Re­moli­no (Span­ish for “whirlpool” or “swirl”) comes from the Lati­no molinum, which means.… mill. This makes sense: a mill just moves around and around in a cir­cu­lar mo­tion — for ex­am­ple, think of a wind-mill. In fact, the Eng­lish mill comes from the same root! So we can see the m‑l root in both words!

Bus­car and Pos­tu­late

Bus­car (Span­ish for “to ask for”) comes from the Latin poscere (“to ask ur­gent­ly”). In the tran­si­tion from Latin to Span­ish, the word was def­i­nite­ly weak­ened since bus­car does­n’t have any ur­gent im­pli­ca­tion.
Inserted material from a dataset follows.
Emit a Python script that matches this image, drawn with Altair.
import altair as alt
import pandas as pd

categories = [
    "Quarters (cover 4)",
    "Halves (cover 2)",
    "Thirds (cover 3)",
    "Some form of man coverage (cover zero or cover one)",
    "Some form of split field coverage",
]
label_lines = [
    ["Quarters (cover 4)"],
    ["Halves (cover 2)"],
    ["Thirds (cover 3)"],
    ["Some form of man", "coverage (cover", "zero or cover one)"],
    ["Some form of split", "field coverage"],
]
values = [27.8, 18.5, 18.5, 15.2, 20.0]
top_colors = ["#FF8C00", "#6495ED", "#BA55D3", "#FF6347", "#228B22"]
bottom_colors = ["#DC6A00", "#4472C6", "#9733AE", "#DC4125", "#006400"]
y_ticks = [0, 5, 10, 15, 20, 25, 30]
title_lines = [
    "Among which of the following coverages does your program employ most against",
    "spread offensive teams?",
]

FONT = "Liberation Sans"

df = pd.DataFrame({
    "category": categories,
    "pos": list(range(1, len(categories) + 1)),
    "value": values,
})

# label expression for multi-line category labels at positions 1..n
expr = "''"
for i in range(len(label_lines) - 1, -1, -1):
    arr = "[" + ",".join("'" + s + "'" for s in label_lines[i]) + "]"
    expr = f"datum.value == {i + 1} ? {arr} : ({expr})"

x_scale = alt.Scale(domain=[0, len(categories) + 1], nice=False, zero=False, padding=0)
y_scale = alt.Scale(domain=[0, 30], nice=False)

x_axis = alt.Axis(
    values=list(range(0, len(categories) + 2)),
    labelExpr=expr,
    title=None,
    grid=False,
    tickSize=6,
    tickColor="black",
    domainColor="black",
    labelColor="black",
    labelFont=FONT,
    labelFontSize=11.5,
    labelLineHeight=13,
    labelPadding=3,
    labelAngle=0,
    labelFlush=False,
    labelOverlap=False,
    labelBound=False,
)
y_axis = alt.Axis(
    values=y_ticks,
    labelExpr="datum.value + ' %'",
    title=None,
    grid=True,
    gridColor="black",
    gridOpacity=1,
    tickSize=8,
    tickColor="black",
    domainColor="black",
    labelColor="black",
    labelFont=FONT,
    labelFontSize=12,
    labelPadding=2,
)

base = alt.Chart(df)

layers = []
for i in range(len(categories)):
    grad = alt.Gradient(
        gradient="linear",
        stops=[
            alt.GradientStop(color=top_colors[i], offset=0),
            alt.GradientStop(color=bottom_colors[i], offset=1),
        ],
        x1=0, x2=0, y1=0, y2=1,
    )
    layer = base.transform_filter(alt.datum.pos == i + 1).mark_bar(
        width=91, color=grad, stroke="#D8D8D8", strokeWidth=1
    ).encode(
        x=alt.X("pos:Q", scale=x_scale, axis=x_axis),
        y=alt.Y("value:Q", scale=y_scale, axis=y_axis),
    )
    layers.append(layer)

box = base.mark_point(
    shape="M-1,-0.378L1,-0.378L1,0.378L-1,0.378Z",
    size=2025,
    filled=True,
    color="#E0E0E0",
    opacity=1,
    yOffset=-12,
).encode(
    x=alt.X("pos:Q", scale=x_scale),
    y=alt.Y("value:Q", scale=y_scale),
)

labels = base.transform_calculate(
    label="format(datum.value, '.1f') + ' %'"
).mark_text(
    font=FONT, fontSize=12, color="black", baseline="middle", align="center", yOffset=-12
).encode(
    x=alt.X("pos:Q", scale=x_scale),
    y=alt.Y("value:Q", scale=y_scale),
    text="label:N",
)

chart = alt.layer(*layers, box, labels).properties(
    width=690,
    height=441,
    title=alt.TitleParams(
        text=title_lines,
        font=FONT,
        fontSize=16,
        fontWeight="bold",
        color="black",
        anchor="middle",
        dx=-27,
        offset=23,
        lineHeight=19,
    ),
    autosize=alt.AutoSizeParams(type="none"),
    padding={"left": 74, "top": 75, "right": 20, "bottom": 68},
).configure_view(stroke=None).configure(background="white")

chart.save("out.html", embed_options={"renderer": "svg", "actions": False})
From this Latin root, we al­so get the Eng­lish word… pos­tu­late. Pos­tu­lat­ing is re­al­ly just for­mu­lat­ing a the­sis and want­i­ng re­spons­es — which is just a so­phis­ti­cat­ed form of ask­ing a ques­tion!

We can see the b‑s-c of bus­car maps to the p‑s-t of pos­tu­late.

Con­cur­so and Con­cur

Con­cur­so (Span­ish for “con­test”) comes from the Latin con­cur­sus, (“run­ning to­geth­er”).
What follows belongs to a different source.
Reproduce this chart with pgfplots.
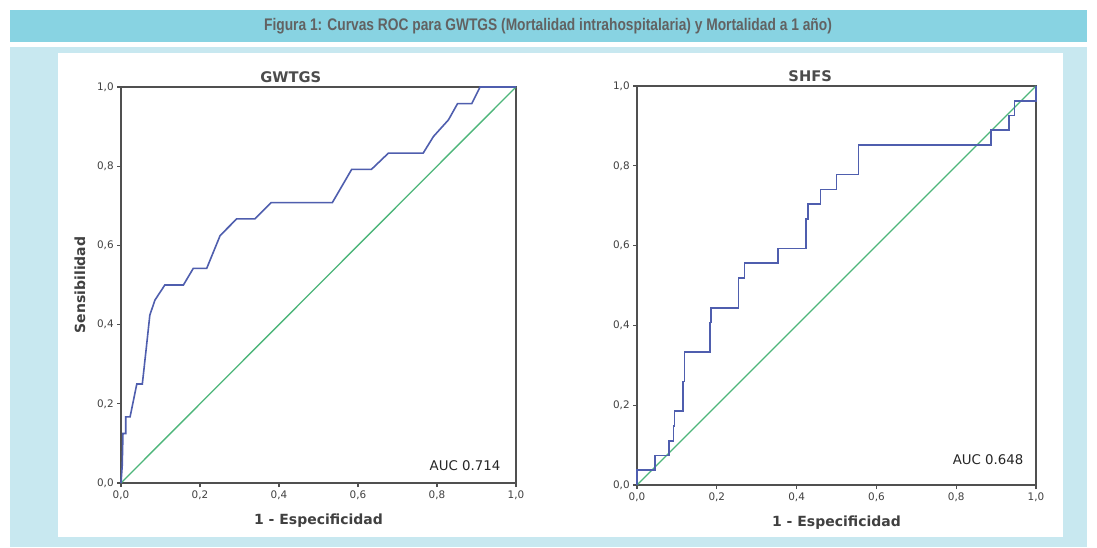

Why? A con­test re­al­ly is just a bunch of peo­ple… run­ning to­geth­er to see who gets tot the fin­ish line first.

From that same Latin root, we get the Eng­lish… con­cur. Why? It could al­so mean in Latin an “as­sem­bly”: a bunch of peo­ple might be run­ning to­geth­er, but might al­so be just talk­ing to­geth­er in an as­sem­bly, to which they come to a con­clu­sion to­geth­er, to which, they con­cur.

We can see the c‑n-c‑r root in both words clear­ly.

Ple­gar and Ap­pli­cant

The Span­ish ple­gar, mean­ing “to fold” comes from the Latin root pli­care, mean­ing the same.
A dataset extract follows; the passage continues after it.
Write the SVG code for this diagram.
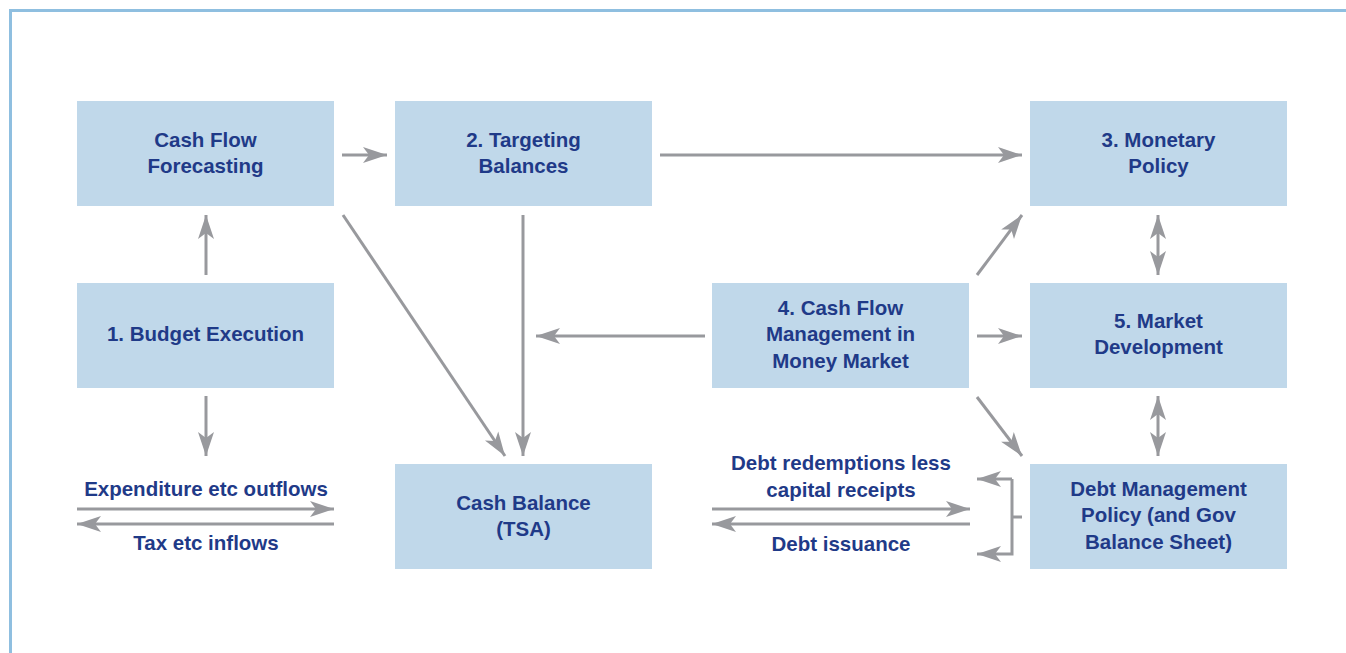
<svg xmlns="http://www.w3.org/2000/svg" width="1346" height="653" viewBox="0 0 1346 653">
<style>
.box{fill:#c0d8ea}
.t{font-family:"Liberation Sans",Arial,sans-serif;font-weight:bold;font-size:20.5px;fill:#1f3a88;text-anchor:middle}
.c{stroke:#98999d;stroke-width:3;fill:none}
.a{marker-end:url(#ah)}
.d{marker-start:url(#ahs);marker-end:url(#ah)}
</style>
<defs>
<marker id="ah" markerUnits="userSpaceOnUse" markerWidth="28" markerHeight="20" viewBox="-24 -10 28 20" refX="0" refY="0" orient="auto">
<path d="M-24,-8 L0,0 L-24,8 L-18,0 z" fill="#98999d"/>
</marker>
<marker id="ahs" markerUnits="userSpaceOnUse" markerWidth="28" markerHeight="20" viewBox="-24 -10 28 20" refX="0" refY="0" orient="auto-start-reverse">
<path d="M-24,-8 L0,0 L-24,8 L-18,0 z" fill="#98999d"/>
</marker>
</defs>
<rect width="1346" height="653" fill="#fff"/>
<path d="M10.5,653 V10.5 H1346" fill="none" stroke="#8fbfe0" stroke-width="3"/>

<g id="n-forecast"><rect class="box" x="77" y="101" width="257" height="105"/><text class="t" x="205.5" y="147">Cash Flow</text><text class="t" x="205.5" y="173">Forecasting</text></g>
<g id="n-targeting"><rect class="box" x="395" y="101" width="257" height="105"/><text class="t" x="523.5" y="147">2. Targeting</text><text class="t" x="523.5" y="173">Balances</text></g>
<g id="n-monetary"><rect class="box" x="1030" y="101" width="257" height="105"/><text class="t" x="1158.5" y="147">3. Monetary</text><text class="t" x="1158.5" y="173">Policy</text></g>
<g id="n-budget"><rect class="box" x="77" y="283" width="257" height="105"/><text class="t" x="205.5" y="341">1. Budget Execution</text></g>
<g id="n-cfm"><rect class="box" x="712" y="283" width="257" height="105"/><text class="t" x="840.5" y="315">4. Cash Flow</text><text class="t" x="840.5" y="341">Management in</text><text class="t" x="840.5" y="368">Money Market</text></g>
<g id="n-market"><rect class="box" x="1030" y="283" width="257" height="105"/><text class="t" x="1158.5" y="328">5. Market</text><text class="t" x="1158.5" y="354">Development</text></g>
<g id="n-cash"><rect class="box" x="395" y="464" width="257" height="105"/><text class="t" x="523.5" y="510">Cash Balance</text><text class="t" x="523.5" y="536">(TSA)</text></g>
<g id="n-debt"><rect class="box" x="1030" y="464" width="257" height="105"/><text class="t" x="1158.5" y="496">Debt Management</text><text class="t" x="1158.5" y="522">Policy (and Gov</text><text class="t" x="1158.5" y="549">Balance Sheet)</text></g>

<g id="labels">
<text class="t" x="206" y="496">Expenditure etc outflows</text>
<text class="t" x="206" y="550">Tax etc inflows</text>
<text class="t" x="841" y="470">Debt redemptions less</text>
<text class="t" x="841" y="497">capital receipts</text>
<text class="t" x="841" y="551">Debt issuance</text>
</g>

<g id="connectors">
<line class="c a" x1="342" y1="155" x2="387" y2="155"/>
<line class="c a" x1="660" y1="155" x2="1022" y2="155"/>
<line class="c a" x1="206" y1="275" x2="206" y2="215"/>
<line class="c a" x1="206" y1="396" x2="206" y2="456"/>
<line class="c a" x1="343" y1="215" x2="505" y2="456"/>
<line class="c a" x1="523" y1="215" x2="523" y2="456"/>
<line class="c a" x1="705" y1="336" x2="536" y2="336"/>
<line class="c a" x1="977" y1="336" x2="1022" y2="336"/>
<line class="c a" x1="977" y1="275" x2="1022" y2="215"/>
<line class="c a" x1="977" y1="397" x2="1022" y2="456"/>
<line class="c d" x1="1158" y1="215" x2="1158" y2="275"/>
<line class="c d" x1="1158" y1="396" x2="1158" y2="456"/>
<line class="c a" x1="77" y1="509" x2="334" y2="509"/>
<line class="c a" x1="334" y1="524" x2="77" y2="524"/>
<line class="c a" x1="712" y1="509" x2="970" y2="509"/>
<line class="c a" x1="970" y1="524" x2="712" y2="524"/>
<path class="c" d="M1022,517 H1012"/>
<path class="c a" d="M1012,479 H977"/>
<path class="c a" d="M1012,479 V554 H977"/>
</g>
</svg>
From pli­care, we al­so get the Eng­lish ap­pli­cant. The con­nec­tion makes sense if we think about both words in the sense of “at­tach”: when you ap­ply, you want to at­tach your­self to an or­ga­ni­za­tion; and think of fold in the same metaphor­i­cal sense, “to bring in­to the fold.”

We can see the map­ping clear­ly in the p‑l-g of ple­gar and the p‑l-c of ap­pli­cant. The ‑c- was lost when it was short­ened to just ap­ply over time.

From the same root we al­so get the Eng­lish ply, as in ply­wood — but that is a lot less com­mon!

Co­barde, Co­la — Cow­ard

A cow­ard is one who turns his tail and runs: lit­er­al­ly!

The Eng­lish cow­ard comes from the old French coart. Coart, in turn, comes from coe, mean­ing “tail” (from the Latin, co­da for the same), plus the ‑art suf­fix just refers to a per­son do­ing that (think, brag­gart). A cow­ard show you his tail and turns the oth­er way!

In­ter­est­ing­ly, from the Latin co­da, we al­so get the Span­ish for tail, co­la. And from the French coart, we get the Span­ish word for cow­ard, co­barde.

Ren­cor and Ran­cid

The Span­ish for “anger,” ren­cor, has a fun Eng­lish cousin: ran­cid.

Both words come from the Latin rancere, mean­ing “to stink.”

Thus, lit­er­al­ly, both rot­ten food stinks and, anger stinks.

We can see the re­la­tion­ship clear­ly if we see the r‑n-c map­ping be­tween the words.

Es­mero and Mere

Es­mero, a Span­ish word mean­ing “done with care” comes from the Latin pre­fix ex- com­bined with the Latin merus which meant, “un­mixed; pure” (such as, pure wine — not di­lut­ed by wa­ter). Any­thing done with care will be pure, right?

From that same Latin root merus, we al­so get the Eng­lish… mere. The in­ter­est­ing part is that, over the cen­turies, mere has gone on to al­most take on the op­po­site of its orig­i­nal mean­ing: the orig­i­nal, more Lati­nate sense, was sim­i­lar to “pure” and its Span­ish de­riv­a­tive, done with care. But over time, in Eng­lish at least, its be­come de­grad­ed and de­grad­ed to the point in which to­day, it means to do “just bare­ly enough.” This is an ex­am­ple of a broad­er pat­tern: words tend to de­grade over time.

We see the m‑r root clear­ly in both lan­guages.